While I will admit I am guilty of taking part, I am now going to point out we have a ban thread. Please take the talk about Chalice there.
You know what's fun? When i* whined about having to play against cantrip.dec 9 games out of 10 making each game feel the same and unfun, people called "us" whiners and losers, and go play modern and whatever. This at 80%+ penetration of cantrip.dec in Legacy. Now that a deck is what, 20% of the meta? and is designed as a counter to cantrip.dec (while still not being an hard counter, see for example grixis delver with angler/pyro/strix etc... which goes even vs it) and is actually PLAYABLE, people whine about "the good old format" despite a format where cantrip.dec is 80% of the meta is an aberration of the last 2-3 years, and not something that was true since the format started existing.
Blue mages crying? boo-fucking-hoo maybe now the cantrip cartel will be only 50% of the meta and you may have an actually sorta unfavorable MU. Seriously after 700 pages of B&R restricted list telling people not to cry over brainstorm being everywhere, i expected something better.
Now the legacy meta could actually have a new pillar , a strategy not fueled by the cantrip cartel that's actually viable. I for one embrace the new Eldrazi Overlords.
I don't think many people are good at predicting the impact of all cards. I remember people calling TC bad (IIRC, I was guilty of that, too) or calling DRS a shitty BoP/Lavamancer. There are obviously good cards like Abrupt Decay that catch everybodies' attention, but there are also many hidden gems that can only be fully evaluated after seeing them in action.
The crux is that those cheap, undercosted creatures normally feed blue shells first.
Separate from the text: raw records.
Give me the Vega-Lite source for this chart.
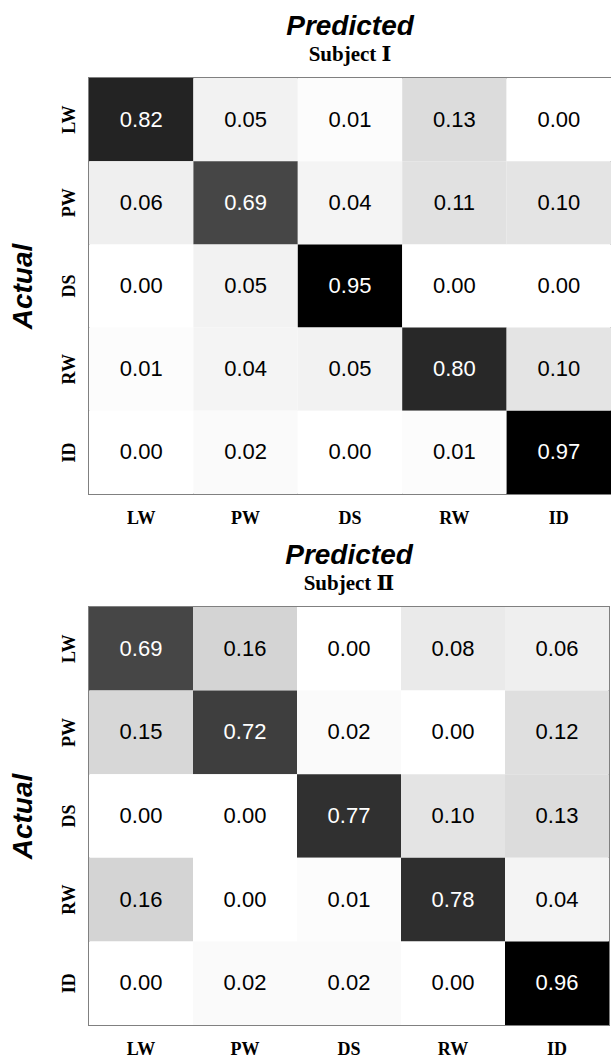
{
  "$schema": "https://vega.github.io/schema/vega-lite/v6.json",
  "padding": {"left": 7, "top": 12, "right": 0, "bottom": 0},
  "background": "white",
  "spacing": 13,
  "data": {"values": [
    {"subject": "I", "actual": "LW", "predicted": "LW", "value": 0.82},
    {"subject": "I", "actual": "LW", "predicted": "PW", "value": 0.05},
    {"subject": "I", "actual": "LW", "predicted": "DS", "value": 0.01},
    {"subject": "I", "actual": "LW", "predicted": "RW", "value": 0.13},
    {"subject": "I", "actual": "LW", "predicted": "ID", "value": 0.00},
    {"subject": "I", "actual": "PW", "predicted": "LW", "value": 0.06},
    {"subject": "I", "actual": "PW", "predicted": "PW", "value": 0.69},
    {"subject": "I", "actual": "PW", "predicted": "DS", "value": 0.04},
    {"subject": "I", "actual": "PW", "predicted": "RW", "value": 0.11},
    {"subject": "I", "actual": "PW", "predicted": "ID", "value": 0.10},
    {"subject": "I", "actual": "DS", "predicted": "LW", "value": 0.00},
    {"subject": "I", "actual": "DS", "predicted": "PW", "value": 0.05},
    {"subject": "I", "actual": "DS", "predicted": "DS", "value": 0.95},
    {"subject": "I", "actual": "DS", "predicted": "RW", "value": 0.00},
    {"subject": "I", "actual": "DS", "predicted": "ID", "value": 0.00},
    {"subject": "I", "actual": "RW", "predicted": "LW", "value": 0.01},
    {"subject": "I", "actual": "RW", "predicted": "PW", "value": 0.04},
    {"subject": "I", "actual": "RW", "predicted": "DS", "value": 0.05},
    {"subject": "I", "actual": "RW", "predicted": "RW", "value": 0.80},
    {"subject": "I", "actual": "RW", "predicted": "ID", "value": 0.10},
    {"subject": "I", "actual": "ID", "predicted": "LW", "value": 0.00},
    {"subject": "I", "actual": "ID", "predicted": "PW", "value": 0.02},
    {"subject": "I", "actual": "ID", "predicted": "DS", "value": 0.00},
    {"subject": "I", "actual": "ID", "predicted": "RW", "value": 0.01},
    {"subject": "I", "actual": "ID", "predicted": "ID", "value": 0.97},
    {"subject": "II", "actual": "LW", "predicted": "LW", "value": 0.69},
    {"subject": "II", "actual": "LW", "predicted": "PW", "value": 0.16},
    {"subject": "II", "actual": "LW", "predicted": "DS", "value": 0.00},
    {"subject": "II", "actual": "LW", "predicted": "RW", "value": 0.08},
    {"subject": "II", "actual": "LW", "predicted": "ID", "value": 0.06},
    {"subject": "II", "actual": "PW", "predicted": "LW", "value": 0.15},
    {"subject": "II", "actual": "PW", "predicted": "PW", "value": 0.72},
    {"subject": "II", "actual": "PW", "predicted": "DS", "value": 0.02},
    {"subject": "II", "actual": "PW", "predicted": "RW", "value": 0.00},
    {"subject": "II", "actual": "PW", "predicted": "ID", "value": 0.12},
    {"subject": "II", "actual": "DS", "predicted": "LW", "value": 0.00},
    {"subject": "II", "actual": "DS", "predicted": "PW", "value": 0.00},
    {"subject": "II", "actual": "DS", "predicted": "DS", "value": 0.77},
    {"subject": "II", "actual": "DS", "predicted": "RW", "value": 0.10},
    {"subject": "II", "actual": "DS", "predicted": "ID", "value": 0.13},
    {"subject": "II", "actual": "RW", "predicted": "LW", "value": 0.16},
    {"subject": "II", "actual": "RW", "predicted": "PW", "value": 0.00},
    {"subject": "II", "actual": "RW", "predicted": "DS", "value": 0.01},
    {"subject": "II", "actual": "RW", "predicted": "RW", "value": 0.78},
    {"subject": "II", "actual": "RW", "predicted": "ID", "value": 0.04},
    {"subject": "II", "actual": "ID", "predicted": "LW", "value": 0.00},
    {"subject": "II", "actual": "ID", "predicted": "PW", "value": 0.02},
    {"subject": "II", "actual": "ID", "predicted": "DS", "value": 0.02},
    {"subject": "II", "actual": "ID", "predicted": "RW", "value": 0.00},
    {"subject": "II", "actual": "ID", "predicted": "ID", "value": 0.96}
  ]},
  "config": {
    "view": {"stroke": "#808080", "strokeWidth": 2},
    "scale": {"bandPaddingInner": 0, "bandPaddingOuter": 0},
    "title": {
      "font": "Liberation Sans", "fontSize": 28, "fontWeight": "bold", "fontStyle": "italic", "color": "#000",
      "subtitleFont": "Liberation Serif, DejaVu Serif", "subtitleFontSize": 21, "subtitleFontWeight": "bold", "subtitleColor": "#000",
      "subtitlePadding": 3, "offset": 13, "anchor": "middle"
    },
    "axis": {
      "domain": false, "ticks": false, "grid": false,
      "labelFont": "Liberation Serif", "labelFontSize": 18, "labelFontWeight": "bold", "labelColor": "#000",
      "titleFont": "Liberation Sans", "titleFontSize": 28, "titleFontWeight": "bold", "titleFontStyle": "italic", "titleColor": "#000"
    }
  },
  "vconcat": [
    {
      "width": 522, "height": 416,
      "title": {"text": "Predicted", "subtitle": "Subject Ⅰ"},
      "transform": [{"filter": "datum.subject === 'I'"}],
      "encoding": {
        "x": {"field": "predicted", "type": "nominal", "sort": ["LW", "PW", "DS", "RW", "ID"], "axis": {"title": null, "labelAngle": 0, "labelPadding": 15}},
        "y": {"field": "actual", "type": "nominal", "sort": ["LW", "PW", "DS", "RW", "ID"], "axis": {"title": "Actual", "labelAngle": -90, "labelAlign": "center", "labelBaseline": "bottom", "labelPadding": 11, "titlePadding": 23}}
      },
      "layer": [
        {"mark": {"type": "rect"}, "encoding": {"color": {"field": "value", "type": "quantitative", "scale": {"domain": [0, 0.95], "range": ["#ffffff", "#000000"], "interpolate": "rgb", "clamp": true}, "legend": null}}},
        {"mark": {"type": "text", "font": "Liberation Sans", "fontSize": 22}, "encoding": {"text": {"field": "value", "type": "quantitative", "format": ".2f"}, "color": {"condition": {"test": "datum.value > 0.5", "value": "#ffffff"}, "value": "#000000"}}}
      ]
    },
    {
      "width": 520, "height": 418,
      "title": {"text": "Predicted", "subtitle": "Subject Ⅱ"},
      "transform": [{"filter": "datum.subject === 'II'"}],
      "encoding": {
        "x": {"field": "predicted", "type": "nominal", "sort": ["LW", "PW", "DS", "RW", "ID"], "axis": {"title": null, "labelAngle": 0, "labelPadding": 15}},
        "y": {"field": "actual", "type": "nominal", "sort": ["LW", "PW", "DS", "RW", "ID"], "axis": {"title": "Actual", "labelAngle": -90, "labelAlign": "center", "labelBaseline": "bottom", "labelPadding": 11, "titlePadding": 23}}
      },
      "layer": [
        {"mark": {"type": "rect"}, "encoding": {"color": {"field": "value", "type": "quantitative", "scale": {"domain": [0, 0.95], "range": ["#ffffff", "#000000"], "interpolate": "rgb", "clamp": true}, "legend": null}}},
        {"mark": {"type": "text", "font": "Liberation Sans", "fontSize": 22}, "encoding": {"text": {"field": "value", "type": "quantitative", "format": ".2f"}, "color": {"condition": {"test": "datum.value > 0.5", "value": "#ffffff"}, "value": "#000000"}}}
      ]
    }
  ]
}
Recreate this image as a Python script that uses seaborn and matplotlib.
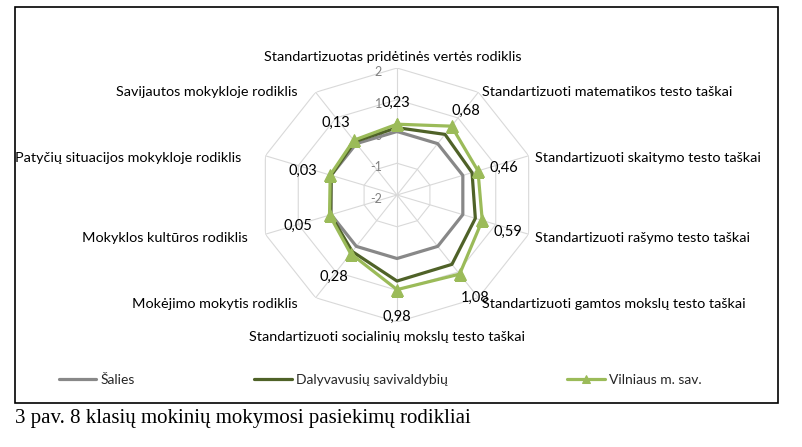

The unique nature of Eldrazi, their accel and their C requirement are as prohibiting as it can get to prevent blue from abusing them the most.
I think people need a reality check if they think chalice is less fun to play against than counterbalance. Let's be very clear on this point: you can fight a chalice, but you can't fight counterbalance. More precisely, in the absence of terrible mana curves, you need 10-12 "kill that counterbalance" cards to deal with it; you're actually better off with a sideboard strategy of killing basic plains to shut off half the counterbalance deck - you can also just not play magic (caverns full of boseju).
There is one [terrible] 2cmc answer to counterbalance: Abrupt Decay. Meanwhile you'd be very hard pressed to find any color that has no 2cmc answer to chalice x=1. Chalice does nothing to defend itself from the 2cmc kill-spell, nor is it able to protect itself from the fact that it has 0cmc and can be tampered with by manipulating counters. Even if you suffer from a lack of creativity and want to play legacy like standard (1-for-1 mindless removal format), chalice is waaaaay more manageable than counterbalance (and you don't have to sit through 20 minutes of insufferable top spinning to tell you what you already know: you can't resolve any spell under 3 cmc).
I mean if they printed a Leyline of "remove all counterbalances from decks (and hands) from the game before it starts" it would actually be a 4x in sideboards.
That is also true. Chalice is an extremely easy to remove permanent that is played in a deck that play no permission. Abrupt decay , shattering spree, ancient grudges etc... are all your friend.
Just a thought - maybe people are worried they will have to play against both?
Everyone assumes that the haters are mostly sour cantrip players. What if the people complaining about Shops are the same people who complain about Miracles and the cantrips. Shops could be just like Lands and D&T - another nonblue option that is not the sort of nonblue deck most people want to play.
Supremacy 2020 is the modern era game of nuclear brinksmanship! My blog:
https://fieldmarshalshandbook.wordpress.com
You can play Lands.dec in EDH too! My primer:
http://www.mtgsalvation.com/forums/t...lara-lands-dec
This is entirely untrue. There's not a single deck in Legacy that solely consists of 1-drops, and there are some commonly played maindeck answers like Vial, Cavern, and especially Abrupt Decay. There are decks that don't run a single basic or red spell though. For those decks, a turn 0/1 Blood Moon means you can't play a single spell unless you have Force or already landed a Deathrite.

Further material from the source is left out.